Press Release – New Zealand Government
A review will commence in October 2011 on the scope and focus of the Solicitor-General’s role and the operating model of the Crown Law Office, Attorney-General Christopher Finlayson announced today.Hon Christopher Finlayson
7 October 2011
Review of role of Solicitor-General and functions of Crown Law Office
A review will commence in October 2011 on the scope and focus of the Solicitor-General’s role and the operating model of the Crown Law Office, Attorney-General Christopher Finlayson announced today.
“The purpose of the review is to consider all aspects of the roles and functions of the Solicitor-General and determine how these could be discharged most effectively and efficiently, reflecting the constitutional context, and including the organisational support for the role and functions,” Mr. Finlayson said
The role of the Solicitor-General has previously been looked at in 1986 and 2006.
“Both the Crown Law Office and the Solicitor-General have a critical role in ensuring the Government can confidently and lawfully advance its goals and vision. The review will provide advice on whether a single role can successfully combine the responsibilities of Solicitor-General, which range from chief executive functions to litigation and advice. It will address this question in the context of the scope and complexity of the constitutional environment within which Crown Law is currently operating.”
Auckland lawyer Miriam Dean, QC, and David Cochrane, Special Counsel with Simpson Grierson, have been appointed as the independent reviewers. Ms Dean is the current president of the Bar Association and was awarded the Companion of the New Zealand Order of Merit for services to law and business in 2010. Mr Cochrane has 35 years experience in central government and private practice, including nine years as a Parliamentary Counsel.
The review will focus on the following areas:
• What the scope and focus of the Solicitor-General’s role ought to be, including whether any existing functions (such as the principal legal advisor and principal counsel roles) should be separated structurally or operationally;
• What changes, if any, should be made to the operating model of the Crown Law Office;
• The role of the Crown Law Office in improving the quality of legal advice and the management of legal risk across government. This includes consideration of the option that legal advisors working in government departments be employed centrally rather than by the chief executive of the relevant department.
The reviewers will be supported by a Reference Group of senior officials convened by the Secretary for Justice and by a secretariat.

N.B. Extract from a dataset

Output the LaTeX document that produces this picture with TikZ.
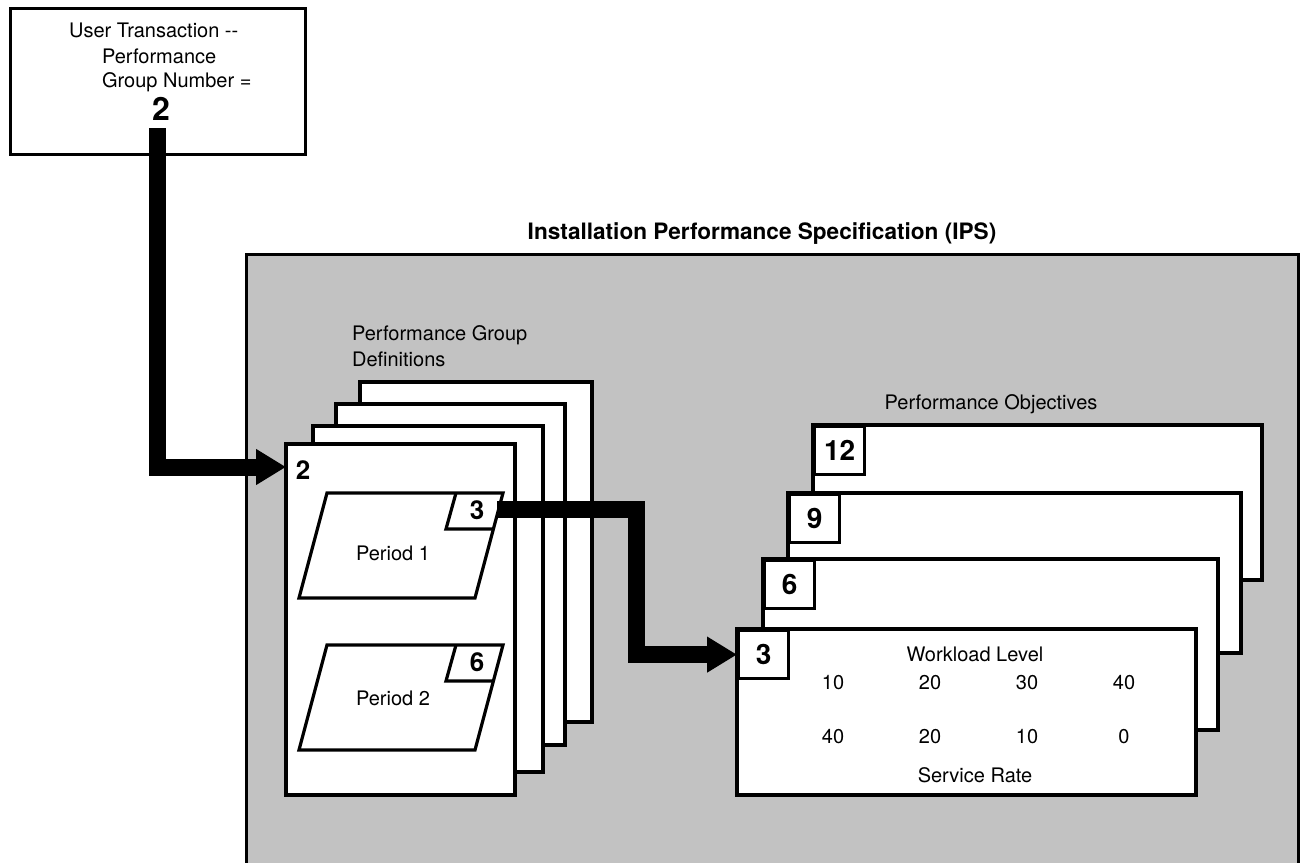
\documentclass[tikz,border=0pt]{standalone}
\usepackage{fontspec}
\setmainfont{TeX Gyre Heros}
\usetikzlibrary{arrows.meta,positioning}
\colorlet{ipsgrey}{black!24}
\newcommand\txtsize{\fontsize{10}{13}\selectfont}
\newcommand\numsize{\fontsize{13}{14}\selectfont\bfseries}
\newcommand\bignum{\fontsize{14}{16}\selectfont\bfseries}

\begin{document}
\begin{tikzpicture}[x=0.5pt,y=-0.5pt,font=\txtsize,
    card/.style={draw,fill=white,line width=1.6pt},
    tagbox/.style={draw,fill=white,line width=1.6pt,font=\bignum,inner sep=0pt,
      minimum width=25pt,minimum height=24pt,anchor=north west},
    bar/.style={line width=8.5pt,-{Triangle[length=15pt,width=17pt]}}]
  \useasboundingbox (0,0) rectangle (1303,863);
  \clip (0,0) rectangle (1303,863);

  % user transaction
  \draw[line width=1.5pt] (10,8) rectangle (305,154);
  \node[anchor=west] (utx1) at (62,30) {User Transaction {-}{-}};
  \node[anchor=west] (utx2) at (95,56) {Performance};
  \node[anchor=west] (utx3) at (95,82) {Group Number =};
  \node[font=\fontsize{16}{17}\selectfont\bfseries] (usrnum) at (161,109) {2};
  \coordinate (usrout) at (157,128);

  % IPS
  \node[font=\fontsize{11.3}{13}\selectfont\bfseries] (ipstitle) at (762,234)
    {Installation Performance Specification (IPS)};
  \draw[line width=1.5pt,fill=ipsgrey] (246,254) rectangle (1298,900);

  % performance group definitions
  \node[anchor=west,align=left] (pgdlbl) at (345,346) {Performance Group\\Definitions};
  \foreach \l/\t/\r/\b in {360/382/592/722,336/404/565/745,313/426/543/772,286/444/515/795}
    \draw[card] (\l,\t) rectangle (\r,\b);
  \node[font=\numsize] (pgdnum) at (303,470) {2};
  \coordinate (pgdin) at (286,467);

  \foreach \y/\n/\p/\ly in {493/3/1/553,645/6/2/698} {
    \draw[card] (327,\y) -- (503,\y) -- (475,\y+105) -- (299,\y+105) -- cycle;
    \draw[line width=1.6pt] (456,\y) -- (446,\y+36) -- (494,\y+36);
    \node[font=\numsize] (pnum\p) at (477,\y+17) {\n};
    \node (plbl\p) at (393,\ly) {Period \p};
  }
  \coordinate (p1out) at (497,509);

  % performance objectives
  \node (polbl) at (991,404) {Performance Objectives};
  \foreach \l/\t/\r/\b/\n in {813/425/1262/580/12,788/493/1241/653/9,
      763/559/1218/730/6,737/629/1196/795/3} {
    \draw[card] (\l,\t) rectangle (\r,\b);
    \node[tagbox] (po\n) at (\l,\t) {\n};
  }
  \node (wlvl) at (975,654) {Workload Level};
  \node (srate) at (975,775) {Service Rate};
  \foreach \x/\w/\s in {833/10/40,930/20/20,1027/30/10,1124/40/0} {
    \node (w\w) at (\x,683) {\w};
    \node (s\w) at (\x,737) {\s};
  }

  % arrows
  \draw[bar] (usrout) |- (pgdin);
  \draw[bar] (p1out) -- ++(139,0) |- (po3.west);
\end{tikzpicture}
\end{document}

The review will be conducted in two phases between October 2011 and February 2012 with a final report to the Attorney-General by 29 February 2012.
Terms of Reference
In 1986 and again in 2006 and 2011, the question has been asked whether one person can successfully fill the demanding role of Solicitor-General. The Solicitor-General is principal legal advisor and principal counsel for the Crown, undertakes the independent law officer functions of the Crown, is the supervisor of indictable offences, and is chief executive of a government department, the Crown Law Office.
The Attorney-General has requested a comprehensive review of the role and functions of the Solicitor-General and the Crown Law Office.
The review will consider all aspects of the role and functions of the Solicitor-General and determine how these can be discharged most effectively and efficiently, reflecting the constitutional context, and including the organisational support required for the role and functions.
In formulating its views the review will need to consider decisions or results from other reviews and initiatives:
• Performance Improvement Framework (PIF) Review for Crown Law Office
• Review of New Zealand’s Public Prosecution Services
• Review of the Crown Solicitors Regulations
• The Government Legal Services (GLS) work programme
• Review of the State Sector Act 1988.
Approach and Timing
The review will be undertaken by two independent reviewers. While it is intended that the two reviewers will work collaboratively, one reviewer will take the lead role.
A reference group of senior officials to support the reviewers will be convened and chaired by the Secretary for Justice.
The independent reviewers will provide a report to the Attorney-General by 29 February 2012.
The review will be conducted in two phases between October 2011 and February 2012, to allow for consideration of decisions from the Review of New Zealand’s Public Prosecution Services.
|Research and interview phase||October 2011|
|Develop a draft report for consultation with Central Agencies and Crown Law Office||By mid February 2012|
|Final report to Attorney-General||By end February 2012|
Roles & Responsibilities
The Review will be undertaken by persons with a deep understanding of the constitutional context of the role and functions of the Solicitor-General, and how this is supported by the functions of the Crown Law Office.
The reviewers will be supported by a secretariat with officials from the State Services Commission, Treasury, and Crown Law.